While demand for imported grains or oilseeds is much more diversified, incremental demand is largely driven by global economic growth—emerging and developing countries in particular. Since China is the largest importer for iron ore and coal, its economic activity has considerable implications for dry bulk shippers. This means investors must know how to assess economic conditions rather than just relying on news, television, and experts that only show half the story to understand how the global economy is really doing.

Iron ore and coal

Demand for any commodity is subject to population growth and economic expansion. Commodities like iron ore and coal are largely used in manufacturing steel and generating electricity. As mentioned in previous articles, iron ore is a key feedstock for making iron and steel, while coal (which can be separated into thermal and coking coal) is used for electricity and industrial purposes. Intuitively, growth in electricity consumption (coal in particular) and steel production are two basic indicators investors must assess.

Food consumption

While less sensitive, food consumption remains closely tied to developing economies’ economic growth. As the economy grows, people will take home more income, and part of that will go into eating more and better. So to get a grasp of how much more food people in developing countries will consume, you could could figure out how fast economic activity and wages are growing.

Economic indicators

There are several indicators investors should follow if they want to know where an overall economy is heading.
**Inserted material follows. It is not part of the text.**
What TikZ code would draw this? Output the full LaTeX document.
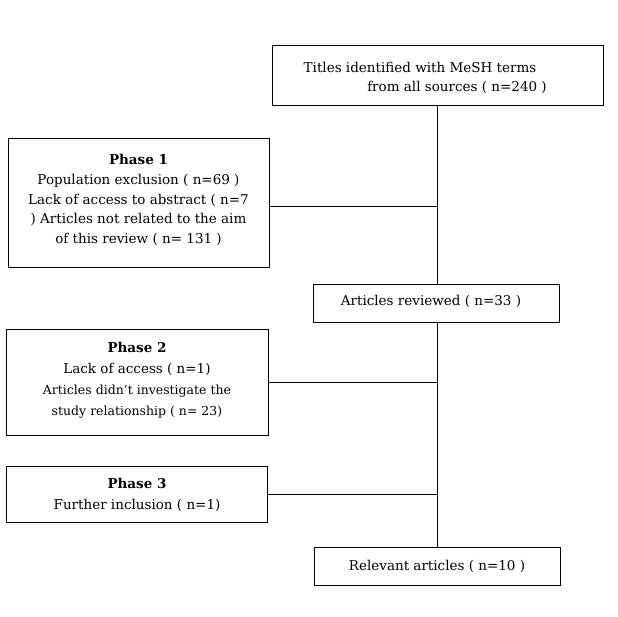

These include the manufacturing PMI (purchasing managers’ index) of specific countries, GDP (gross domestic production), credit, inflation rate, disposable income, industrial and electricity output, interest rate, and leading indicators. All of these indicators reflect different aspects of the economy—some are leading, some are coincident, and others are lagging.

Most of these indicators are published monthly. While these indicators highly correlate with each other, they’re subject to divergences and short-term statistical noise. So the best approach to get a fuller picture of an overall economy is to look at these indicators as a whole, rather than just one or a few.